Eliminate SASE wannabe vendors

  • Listing the available and relevant SASE vendors can be simple if you remain focused on what is and what isn’t SASE (see more on this below). This will immediately reduce the list to just a few valid vendors, saving you the time and effort associated with background research and screening processes. A real SASE vendor will include the following architectural capabilities as part of its offering:
  • Convergence SASE delivers multiple, distinct network and security services, including SD-WAN, SWG, CASB, SDP/ZTNA, DNS protection and FWaaS, all from a single, unified software stack with single-pass processing. Packets need to be decrypted only once for all inspection and routing operations, guaranteeing optimal performance and efficiency.
  • Cloud-native Architecture The SASE architecture leverages key cloud capabilities including elasticity, adaptability, self-healing and self maintenance. This provides a platform that is highly efficient, always available, and easily adapts to emerging business requirements.
  • Support for All Edges SASE creates one network for all company resources; data centres, branch offices, cloud resources and remote users. For example, SD-WAN appliances support physical edges, while mobile clients and client less browser access connect users on the go.
  • Globally Distributed To ensure the full networking and security capabilities are available everywhere, and deliver the best possible experience to all edges, SASE PoPs must be globally distributed, expanding their footprint to deliver a low-latency service to enterprise edges.
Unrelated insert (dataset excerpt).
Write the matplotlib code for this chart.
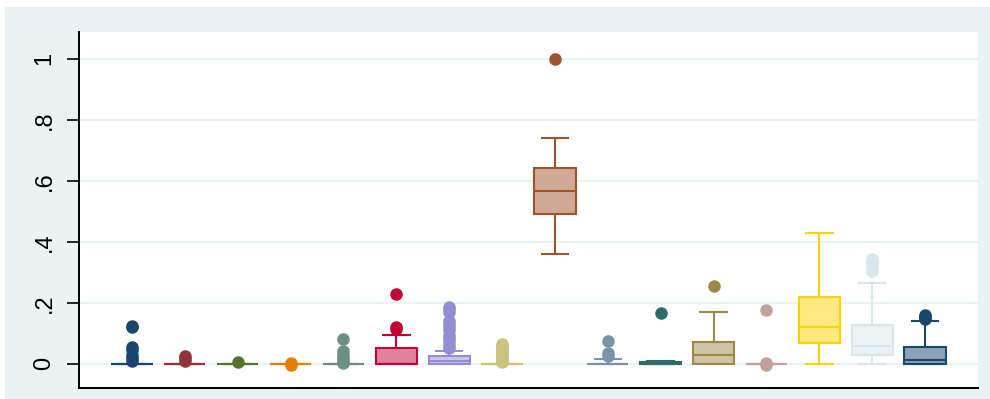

Make sure your SASE doesn’t require additional products

  • Verify that your vendor of choice can replace point products like MPLS, SDWAN, NGFW, UTM, SWG and VPN with its SASE platform. Pay special attention to security players that claim to have a SASE offering but, in reality, will refer you to a different vendor to buy SD-WAN alongside their SASE. And, beware of networking players offering another vendor’s security solution. A true SASE platform delivers SD-WAN and network security that are natively integrated. In addition, make sure the SASE platform incorporates these capabilities:
  • Global private backbone to guarantee network performance and availability to all geographies.
  • Built-in WAN optimisation for maximising throughput and application performance.
  • Cloud optimisation for connecting cloud resources efficiently and securely.
  • Advanced threat prevention for protecting against known/unknown network attacks and malware.
  • Flexible management models for having the option to manage everything (not just analytics or read-only rights) on your own.

Set up a SASE PoC

  • A PoC is the ideal way to ensure your vendor of choice will deliver on the promise of SASE. Verify that the PoC covers both SD-WAN and security capabilities, and that all are provided from a single vendor and managed from a single pane of glass. Make sure you’re getting a natively converged solution, and not multiple applications and an orchestration layer.